There has been a lot of hype about the ketogenic diet in recent years. Carbohydrates are largely avoided and foods that have a high protein and fat content are consumed instead. In recent years this form of nutrition has developed into an extreme hype and if you believe the advertising messages, then it can work wonders. But are all of the positive things ascribed to a ketogenic diet really true? Let’s take a closer look at the study situation.
Research on the ketogenic diet has been around for decades, the oldest going back to the 20s of the last century. In 1921, an American doctor did a study trying a ketogenic diet to treat pediatric epilepsy, that is, epilepsy in children. The ketogenic diet should be so low in carbohydrates that it effectively mimicked the fasting state. The study was a success and today this form of nutrition is a recognized form of therapy for drug-resistant epilepsy in childhood and various rare metabolic disorders, in particular carbohydrate metabolism disorders.
Over time, however, the success of this diet in certain diseases has been twisted by proponents of the keto diet to the point that it is now touted as a beneficial diet for all.
What is the Keto Diet?
In the ketogenic diet, carbohydrates are practically completely avoided. This forces the body to burn fat instead of carbohydrates. And that’s exactly what happens. The amount of fat that is burned skyrockets on the keto diet. Today there are various ketogenic diets, which are also known under the name of low-carb.
So is it all good because more fat is just being burned? Unfortunately not, because it not only increases fat burning, but also the amount of fat that is consumed. The result is that the loss of body fat slows down overall. But how can that be when many people lose weight with this diet?
Ketogenic Diet and Weight Loss
If you just look at the scales, a low-carbohydrate diet seems to be a success. What happens inside the body tells a different story. A ketogenic diet can slow fat loss by more than half, so most of what is lost is water. The reason less fat is burned is believed to be the same that people who start fasting burn less fat: Without carbohydrates, our bodies’ preferred fuel, it begins to burn more of its own protein. Not good news for people who want to lose fat or lose weight with this diet.
Negative health consequences
Unfortunately, that’s not the only bad news for people on a strictly ketogenic diet. A number of studies have highlighted other problems. Including the following:
- People on a strictly ketogenic diet have an insufficient intake of 17 micronutrients.
- Children who followed a ketogenic diet developed scurvy. Others even died due to a lack of the mineral selenium. (A selenium deficiency can lead to sudden cardiac death.) This can lead to growth disorders in children.
- The ketogenic diet is more likely to have broken bones, kidney stones, and constipation.
- Keto diets have also been shown to decrease the abundance and diversity of our intestinal flora.
- People on the ketogenic diet consume a lot of saturated fat. All of these saturated fats can have a profound impact on the heart: A meta-analysis of four cohort studies of the diet, illnesses, and deaths of more than a quarter of a million people found that those on a low-carb diet were at significantly higher risk of all-cause mortality, which means that, on average, they lead a significantly shorter life. For example, a ketogenic diet leads to decreased arterial function.
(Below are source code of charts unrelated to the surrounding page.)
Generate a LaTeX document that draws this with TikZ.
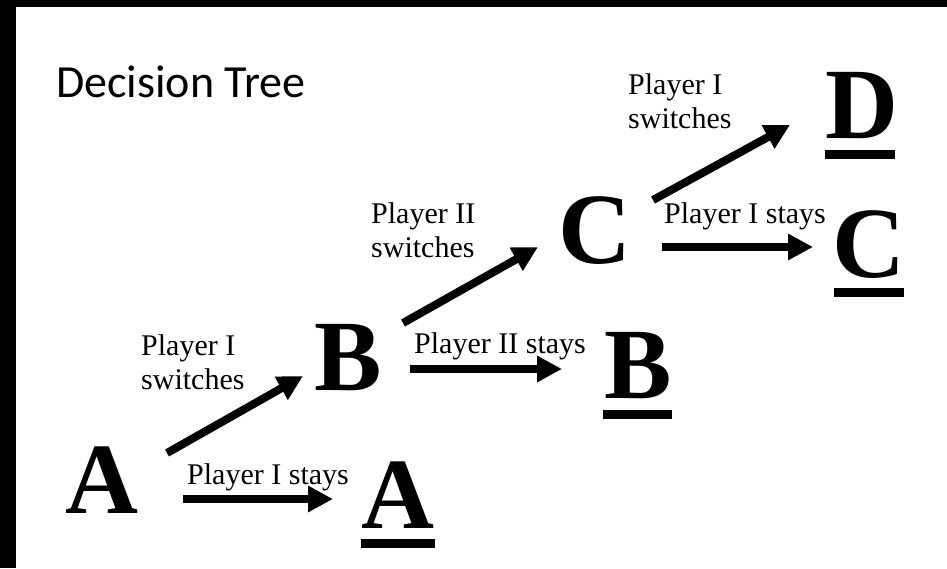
\documentclass[tikz,border=0pt]{standalone}
\usepackage{fontspec}
\setmainfont{Liberation Serif}
\newfontfamily\titlefont{Carlito}
\usetikzlibrary{arrows.meta}
\begin{document}
\begin{tikzpicture}[x=1pt,y=-1pt,
  big/.style={font=\fontsize{101}{101}\selectfont\bfseries, inner sep=0pt, anchor=base},
  lbl/.style={font=\fontsize{30}{34}\selectfont, inner sep=0pt, anchor=base west},
  arr/.style={line width=8pt, -{Triangle[length=25pt,width=25pt]}},
  uline/.style={line width=9pt}]
\fill[black] (0,0) rectangle (947,568);
\fill[white] (16,7) rectangle (947,568);
\useasboundingbox (0,0) rectangle (947,568);
% title
\node[font=\titlefont\fontsize{46}{46}\selectfont, inner sep=0pt, anchor=base west] (title) at (56,97) {Decision Tree};
% letters
\node[big] (A)  at (102,513) {A};
\node[big] (Au) at (398,528) {A};
\node[big] (B)  at (348,390) {B};
\node[big] (Bu) at (638,398) {B};
\node[big] (C)  at (595,263) {C};
\node[big] (Cu) at (869,277) {C};
\node[big] (D)  at (862,138) {D};
% underlines
\coordinate (ua1) at (361,543.5); \coordinate (ua2) at (435,543.5);
\coordinate (ub1) at (603,414);   \coordinate (ub2) at (672,414);
\coordinate (uc1) at (834,292);   \coordinate (uc2) at (904,292);
\coordinate (ud1) at (825,154);   \coordinate (ud2) at (895,154);
\draw[uline] (ua1) -- (ua2);
\draw[uline] (ub1) -- (ub2);
\draw[uline] (uc1) -- (uc2);
\draw[uline] (ud1) -- (ud2);
% arrow ends
\coordinate (a1) at (183,499); \coordinate (a2) at (333,499);
\coordinate (ab1) at (167,453); \coordinate (ab2) at (303,376);
\coordinate (b1) at (410,369); \coordinate (b2) at (562,369);
\coordinate (bc1) at (403,323); \coordinate (bc2) at (538,247);
\coordinate (c1) at (662,247); \coordinate (c2) at (813,247);
\coordinate (cd1) at (653,200); \coordinate (cd2) at (790,125);
\draw[arr] (a1) -- (a2);
\draw[arr] (ab1) -- (ab2);
\draw[arr] (b1) -- (b2);
\draw[arr] (bc1) -- (bc2);
\draw[arr] (c1) -- (c2);
\draw[arr] (cd1) -- (cd2);
% labels
\node[lbl] (l1) at (187,484) {Player I stays};
\node[lbl] (l2) at (414,353) {Player II stays};
\node[lbl] (l3) at (664,223) {Player I stays};
\node[lbl] (l4) at (141,355) {\begin{tabular}[t]{@{}l@{}}Player I\\switches\end{tabular}};
\node[lbl] (l5) at (371,223) {\begin{tabular}[t]{@{}l@{}}Player II\\switches\end{tabular}};
\node[lbl] (l6) at (628,94) {\begin{tabular}[t]{@{}l@{}}Player I\\switches\end{tabular}};
\end{tikzpicture}
\end{document}
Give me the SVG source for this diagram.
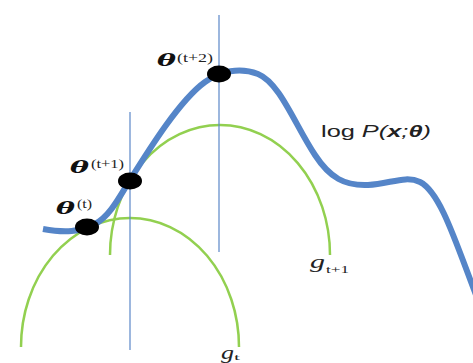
<svg xmlns="http://www.w3.org/2000/svg" width="473" height="363" viewBox="0 0 473 363">
  <style>
    .curve { fill: none; stroke: #5585c8; stroke-width: 6; stroke-linecap: butt; }
    .vline { stroke: #5b87c8; stroke-width: 1.2; }
    .arc { fill: none; stroke: #92d050; stroke-width: 2.5; }
    .dot { fill: #000; }
    .th { font-family: "DejaVu Serif", "Liberation Serif", serif; font-weight: bold; font-style: italic; fill: #111; }
    .sup { font-family: "Liberation Serif", serif; fill: #222; }
    .lbl { font-family: "Liberation Sans", Arial, sans-serif; fill: #222; }
    .g { font-family: "Liberation Serif", serif; font-style: italic; fill: #222; }
  </style>
  <rect width="473" height="363" fill="#fff"/>
  <g id="connectors">
    <path id="gt" class="arc" d="M21,347 A109,129 0 0 1 239,347"/>
    <path id="gt1" class="arc" d="M110,255 A110,130 0 0 1 330,255"/>
    <line class="vline" x1="219" y1="15" x2="219" y2="252"/>
    <line class="vline" x1="130" y1="112" x2="130" y2="350"/>
    <path id="logp" class="curve" d="M43,229 C65,233 80,232 95,224 C110,216 120,196 130,180 C150,148 180,100 205,82 C220,71 240,67 258,74 C280,83 295,125 315,155 C330,178 345,186 368,185 C390,184 405,175 420,182 C440,192 455,240 476,295"/>
  </g>
  <g id="theta-t">
    <ellipse class="dot" cx="87" cy="227" rx="12" ry="8.5"/>
    <text class="th" x="56" y="214" font-size="17" textLength="19" lengthAdjust="spacingAndGlyphs">θ</text>
    <text class="sup" x="77" y="208" font-size="12" textLength="15" lengthAdjust="spacingAndGlyphs">(t)</text>
  </g>
  <g id="theta-t1">
    <ellipse class="dot" cx="130" cy="181" rx="12" ry="8.5"/>
    <text class="th" x="70" y="173" font-size="17" textLength="19" lengthAdjust="spacingAndGlyphs">θ</text>
    <text class="sup" x="91" y="168" font-size="12" textLength="33" lengthAdjust="spacingAndGlyphs">(t+1)</text>
  </g>
  <g id="theta-t2">
    <ellipse class="dot" cx="219" cy="74" rx="12" ry="8.5"/>
    <text class="th" x="157" y="66" font-size="17" textLength="19" lengthAdjust="spacingAndGlyphs">θ</text>
    <text class="sup" x="177" y="62" font-size="12" textLength="36" lengthAdjust="spacingAndGlyphs">(t+2)</text>
  </g>
  <g id="label-logp">
    <text class="lbl" x="321" y="137" font-size="17" textLength="110" lengthAdjust="spacingAndGlyphs">log <tspan font-style="italic">P(</tspan><tspan font-style="italic" font-weight="bold">x</tspan><tspan font-style="italic">;</tspan><tspan font-style="italic" font-weight="bold">θ</tspan><tspan font-style="italic">)</tspan></text>
  </g>
  <g id="label-gt1">
    <text class="g" x="310" y="268" font-size="19" textLength="15" lengthAdjust="spacingAndGlyphs">g</text>
    <text class="sup" x="326" y="273" font-size="10" textLength="23" lengthAdjust="spacingAndGlyphs">t+1</text>
  </g>
  <g id="label-gt">
    <text class="g" x="221" y="359" font-size="19" textLength="13" lengthAdjust="spacingAndGlyphs">g</text>
    <text class="sup" x="234" y="360" font-size="9" textLength="6" lengthAdjust="spacingAndGlyphs">t</text>
  </g>
</svg>
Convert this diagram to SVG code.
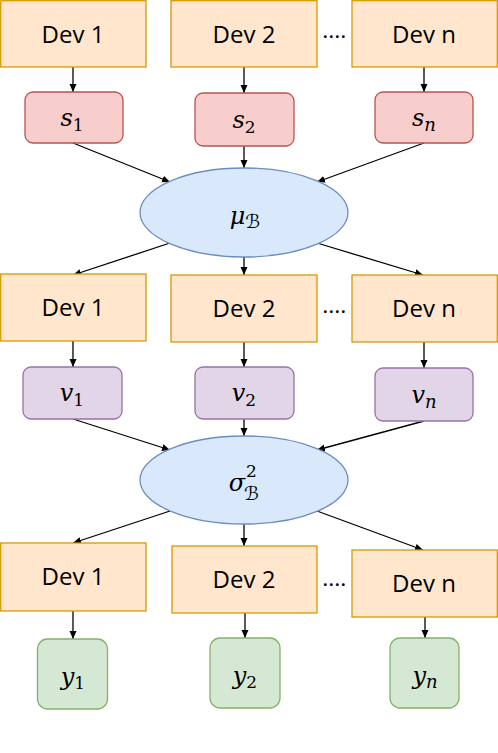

- A ketogenic diet has also been shown to have negative effects on muscle growth during exercise.
A ketogenic diet can help people who have specific problems (such as epilepsy). Up to 30% of all people do not react to the drugs that are available against them. However, a cost-benefit analysis must always be made. The greatly reduced number of seizures associated with a ketogenic diet and the benefits that come with it outweigh the risk that can be associated with a ketogenic diet. But that doesn’t mean that the ketogenic diet is suitable for all people. The study situation is clear: a low-calorie diet creates problems in healthy people who do not practice this diet in a medical form and entails long-term health risks. So you should think twice about stopping carbohydrates.